President Trump supporters clash with police and security forces as they push barricades to storm the U.S. Capitol in Washington, D.C., on January 6, 2021. Demonstrators breached security and entered the Capitol as Congress debated the 2020 presidential election Electoral Vote Certification.
President Trump supporters clash with police and security forces as they push barricades to storm the U.S. Capitol in Washington, D.C., on January 6, 2021. Demonstrators breached security and entered the Capitol as Congress debated the 2020 presidential election Electoral Vote Certification. | ROBERTO SCHMIDT/AFP via Getty Images
3. Dems accuse Trump of hypocrisy on National Guard, citing Jan. 6

As they have expressed disapproval of Trump's decision to send the National Guard to Washington, congressional Democrats have mentioned the Jan. 6, 2021, U.S. Capitol riot. A group of Trump supporters stormed the Capitol as Congress was working to certify the 2020 presidential election won by former President Joe Biden. 

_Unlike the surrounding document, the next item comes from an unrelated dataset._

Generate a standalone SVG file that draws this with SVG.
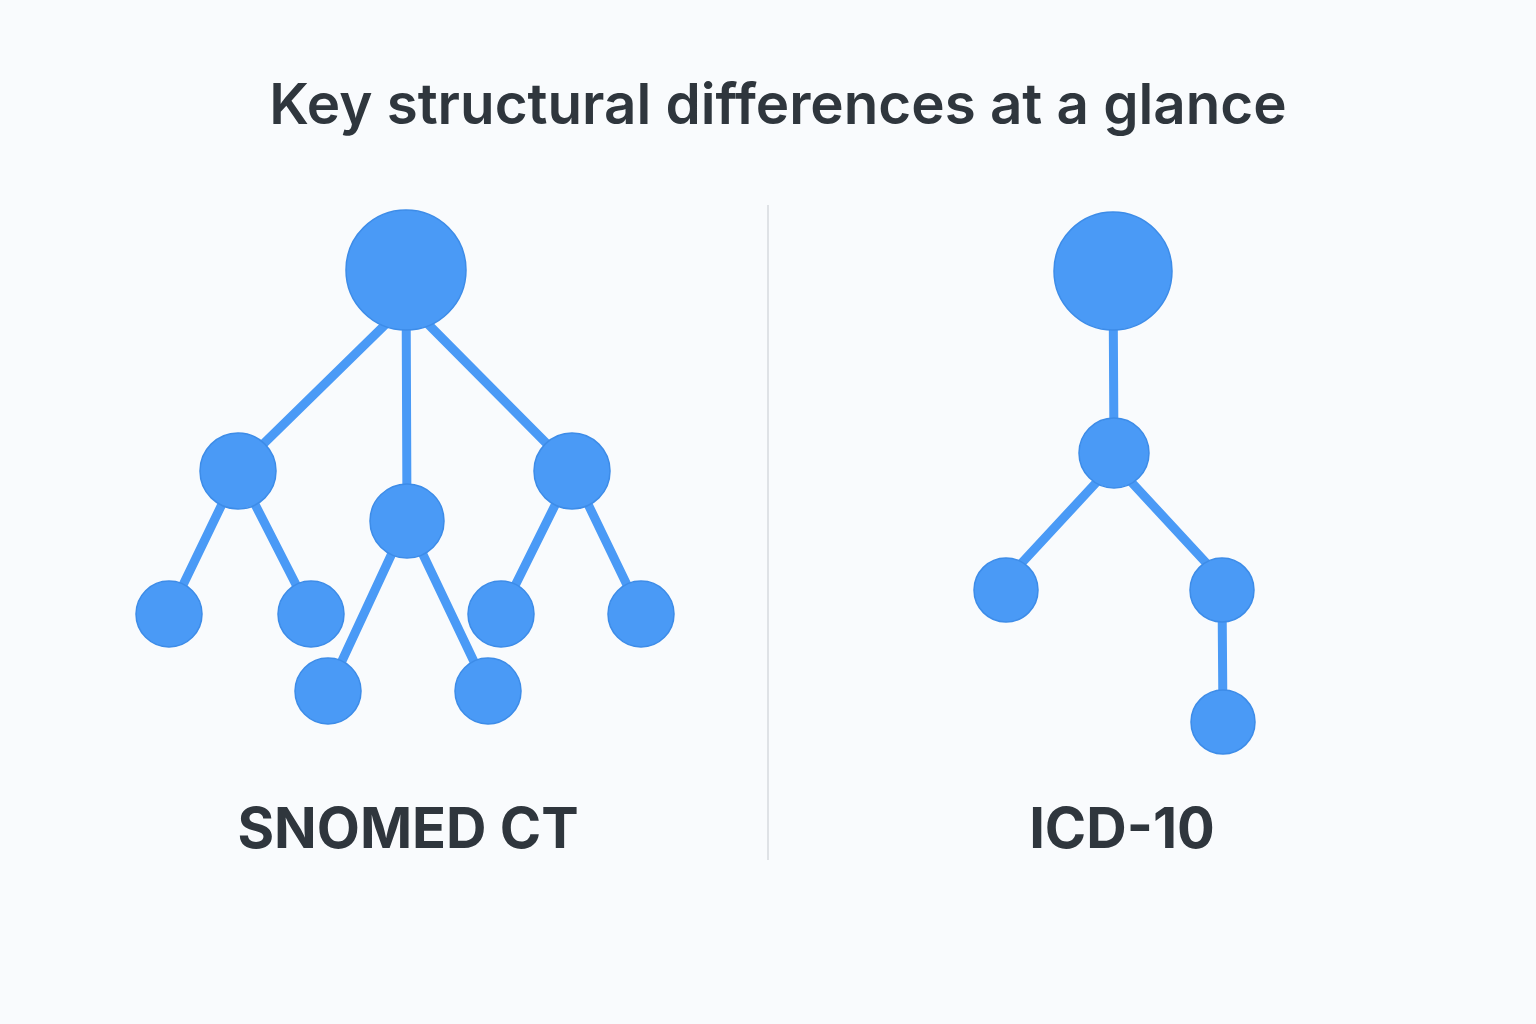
<svg xmlns="http://www.w3.org/2000/svg" width="1536" height="1024" viewBox="0 0 1536 1024">
<style>
.n{fill:#4a9af6;stroke:#3d8ce8;stroke-width:1.5}
.e{stroke:#4a9af6;stroke-width:9;stroke-linecap:round}
.t{font-family:Inter,"Liberation Sans",sans-serif;fill:#2f363d;text-anchor:middle}
</style>
<rect width="1536" height="1024" fill="#f9fbfd"/>
<text class="t" x="778" y="124" font-size="56.5" font-weight="600">Key structural differences at a glance</text>
<line x1="768" y1="205" x2="768" y2="860" stroke="#dfe2e6" stroke-width="2"/>
<g id="connectors">
<line class="e" x1="392" y1="318" x2="250" y2="457"/>
<line class="e" x1="406" y1="270" x2="407" y2="521"/>
<line class="e" x1="422" y1="318" x2="560" y2="457"/>
<line class="e" x1="238" y1="471" x2="169" y2="614"/>
<line class="e" x1="238" y1="471" x2="311" y2="614"/>
<line class="e" x1="407" y1="521" x2="328" y2="691"/>
<line class="e" x1="407" y1="521" x2="488" y2="691"/>
<line class="e" x1="572" y1="471" x2="501" y2="614"/>
<line class="e" x1="572" y1="471" x2="641" y2="614"/>
<line class="e" x1="1113" y1="271" x2="1114" y2="453"/>
<line class="e" x1="1106" y1="472" x2="1006" y2="580"/>
<line class="e" x1="1122" y1="472" x2="1222" y2="580"/>
<line class="e" x1="1222" y1="590" x2="1223" y2="722"/>
</g>
<g id="s-root"><circle class="n" cx="406" cy="270" r="60"/></g>
<g id="s-a"><circle class="n" cx="238" cy="471" r="38"/></g>
<g id="s-b"><circle class="n" cx="407" cy="521" r="37"/></g>
<g id="s-c"><circle class="n" cx="572" cy="471" r="38"/></g>
<g id="s-a1"><circle class="n" cx="169" cy="614" r="33"/></g>
<g id="s-a2"><circle class="n" cx="311" cy="614" r="33"/></g>
<g id="s-b1"><circle class="n" cx="328" cy="691" r="33"/></g>
<g id="s-b2"><circle class="n" cx="488" cy="691" r="33"/></g>
<g id="s-c1"><circle class="n" cx="501" cy="614" r="33"/></g>
<g id="s-c2"><circle class="n" cx="641" cy="614" r="33"/></g>
<g id="i-root"><circle class="n" cx="1113" cy="271" r="59"/></g>
<g id="i-a"><circle class="n" cx="1114" cy="453" r="35"/></g>
<g id="i-b1"><circle class="n" cx="1006" cy="590" r="32"/></g>
<g id="i-b2"><circle class="n" cx="1222" cy="590" r="32"/></g>
<g id="i-c"><circle class="n" cx="1223" cy="722" r="32"/></g>
<text class="t" x="408" y="848" font-size="56" font-weight="700">SNOMED CT</text>
<text class="t" x="1122" y="848" font-size="56" font-weight="700">ICD-10</text>
</svg>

Eleanor Holmes Norton, a Democrat who serves as Washington's non-voting delegate in the U.S. House of Representatives, issued a statement reacting to the federal takeover.

"It does not escape me that the president is calling in the DCNG on the pretext of a surge in crime that the numbers do not support, while he was nowhere to be found for hours on January 6, 2021, as D.C. officials tried to get him to mobilize the DCNG as the U.S. Capitol was under siege," she wrote. 

Rep. Nancy Pelosi, D-Calif., who formerly served as Speaker of the U.S. House of Representatives, offered a similar analysis in a statement posted to X Monday.

"Donald Trump delayed deploying the National Guard on January 6th when our Capitol was under violent attack and lives were at stake," she insisted. 

"Now, he's activating the DC Guard to distract from his incompetent mishandling of tariffs, health care, education and immigration — just to name a few blunders," she added.

Pelosi's remarks did not sit well with Steven Sund, a former Capitol Police chief who has repeatedly spoken out about the events that unfolded that day. 

In an X post directly responding to Pelosi, Sund asserted that "On January 3, I requested National Guard assistance, but your Sergeant at Arms denied it." Maintaining that federal law prohibited him from "calling them in without specific approval."

Sund alleged that he had to decline an offer from the Pentagon to provide National Guard support because he "lacked the legal authority" to do so. 

"On January 6, while the Capitol was under attack and despite my repeated calls, your Sergeant at Arms again denied my urgent requests for over 70 agonizing minutes, 'running it up the chain' for your approval. When I needed your assistance, it was denied. Yet when it suited you, you ordered fencing topped with concertina wire and surrounded the Capitol with thousands of armed National Guard troops."